>> begin GIVEN DATA

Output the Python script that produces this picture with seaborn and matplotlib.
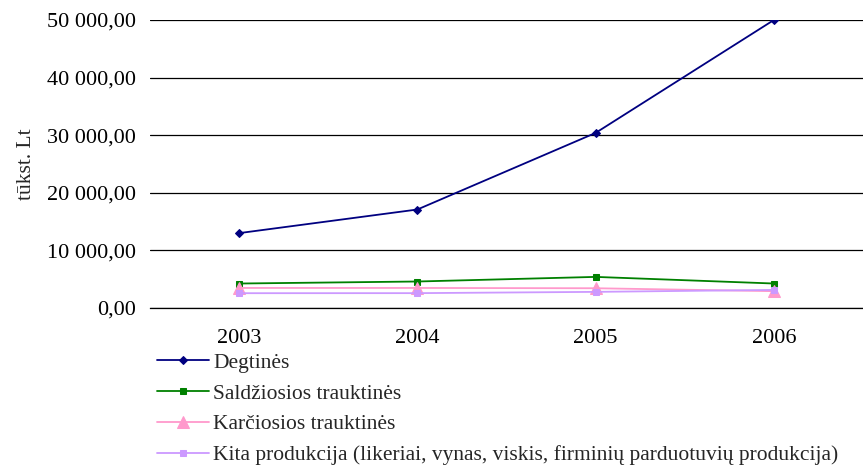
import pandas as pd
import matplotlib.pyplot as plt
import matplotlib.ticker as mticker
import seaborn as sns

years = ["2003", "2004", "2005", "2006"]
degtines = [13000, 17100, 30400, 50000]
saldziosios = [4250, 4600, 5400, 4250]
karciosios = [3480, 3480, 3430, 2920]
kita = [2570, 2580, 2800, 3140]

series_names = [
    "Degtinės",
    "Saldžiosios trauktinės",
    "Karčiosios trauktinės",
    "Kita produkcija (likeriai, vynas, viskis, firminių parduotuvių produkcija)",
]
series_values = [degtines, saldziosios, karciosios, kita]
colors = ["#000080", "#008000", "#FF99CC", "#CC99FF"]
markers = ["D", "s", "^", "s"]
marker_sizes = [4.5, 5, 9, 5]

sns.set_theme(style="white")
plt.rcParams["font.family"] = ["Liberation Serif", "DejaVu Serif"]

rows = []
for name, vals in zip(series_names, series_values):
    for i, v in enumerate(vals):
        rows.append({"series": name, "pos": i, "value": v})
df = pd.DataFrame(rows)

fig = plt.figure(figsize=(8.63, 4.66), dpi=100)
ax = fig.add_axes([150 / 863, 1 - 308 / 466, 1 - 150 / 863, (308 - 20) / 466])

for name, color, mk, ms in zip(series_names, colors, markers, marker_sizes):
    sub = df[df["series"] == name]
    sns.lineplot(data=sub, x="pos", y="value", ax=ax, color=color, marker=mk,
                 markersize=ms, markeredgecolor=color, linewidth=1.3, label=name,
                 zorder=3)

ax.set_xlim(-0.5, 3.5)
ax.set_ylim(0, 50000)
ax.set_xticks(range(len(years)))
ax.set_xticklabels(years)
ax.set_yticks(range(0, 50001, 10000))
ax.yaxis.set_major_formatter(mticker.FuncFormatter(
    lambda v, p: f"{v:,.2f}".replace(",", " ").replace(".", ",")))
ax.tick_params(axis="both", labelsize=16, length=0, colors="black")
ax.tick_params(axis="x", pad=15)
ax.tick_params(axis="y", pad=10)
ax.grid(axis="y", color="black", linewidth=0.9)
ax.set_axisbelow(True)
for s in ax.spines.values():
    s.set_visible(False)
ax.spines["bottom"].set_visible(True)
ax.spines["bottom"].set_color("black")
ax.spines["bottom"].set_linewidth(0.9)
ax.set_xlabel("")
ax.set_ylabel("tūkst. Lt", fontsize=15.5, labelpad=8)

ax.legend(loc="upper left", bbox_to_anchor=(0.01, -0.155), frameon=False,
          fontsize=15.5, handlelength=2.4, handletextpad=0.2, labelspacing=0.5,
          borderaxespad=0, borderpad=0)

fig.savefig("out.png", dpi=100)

>> end GIVEN DATA
>> begin GIVEN DATA

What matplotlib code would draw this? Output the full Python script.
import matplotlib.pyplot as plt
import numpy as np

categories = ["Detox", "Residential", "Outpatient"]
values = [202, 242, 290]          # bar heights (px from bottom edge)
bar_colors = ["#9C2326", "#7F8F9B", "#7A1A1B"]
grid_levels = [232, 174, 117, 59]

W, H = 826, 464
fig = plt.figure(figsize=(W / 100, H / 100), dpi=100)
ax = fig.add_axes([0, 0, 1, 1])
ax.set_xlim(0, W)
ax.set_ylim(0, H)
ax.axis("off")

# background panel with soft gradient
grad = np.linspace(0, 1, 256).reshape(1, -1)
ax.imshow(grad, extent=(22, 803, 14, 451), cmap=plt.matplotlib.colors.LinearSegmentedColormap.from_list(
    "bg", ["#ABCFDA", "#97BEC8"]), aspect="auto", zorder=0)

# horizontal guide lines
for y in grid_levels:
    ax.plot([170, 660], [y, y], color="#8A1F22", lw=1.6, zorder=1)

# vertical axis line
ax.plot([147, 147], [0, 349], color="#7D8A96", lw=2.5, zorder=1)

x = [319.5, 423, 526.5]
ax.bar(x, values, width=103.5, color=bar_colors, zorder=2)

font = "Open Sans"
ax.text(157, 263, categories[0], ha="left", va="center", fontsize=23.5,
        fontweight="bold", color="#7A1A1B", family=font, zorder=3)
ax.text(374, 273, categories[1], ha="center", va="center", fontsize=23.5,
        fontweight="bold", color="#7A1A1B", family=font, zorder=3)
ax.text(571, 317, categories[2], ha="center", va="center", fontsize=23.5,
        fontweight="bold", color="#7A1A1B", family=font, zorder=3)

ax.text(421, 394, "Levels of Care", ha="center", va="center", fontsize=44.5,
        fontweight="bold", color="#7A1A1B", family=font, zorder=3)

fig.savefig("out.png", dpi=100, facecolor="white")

>> end GIVEN DATA

Begin at the line that has "Output the Python", stop after the line that has "kita = [2570, 2580, 2800, 3140]", and reproduce every line between them exactly and nothing else. Pictures stay out of the copy.

Output the Python script that produces this picture with seaborn and matplotlib.
import pandas as pd
import matplotlib.pyplot as plt
import matplotlib.ticker as mticker
import seaborn as sns

years = ["2003", "2004", "2005", "2006"]
degtines = [13000, 17100, 30400, 50000]
saldziosios = [4250, 4600, 5400, 4250]
karciosios = [3480, 3480, 3430, 2920]
kita = [2570, 2580, 2800, 3140]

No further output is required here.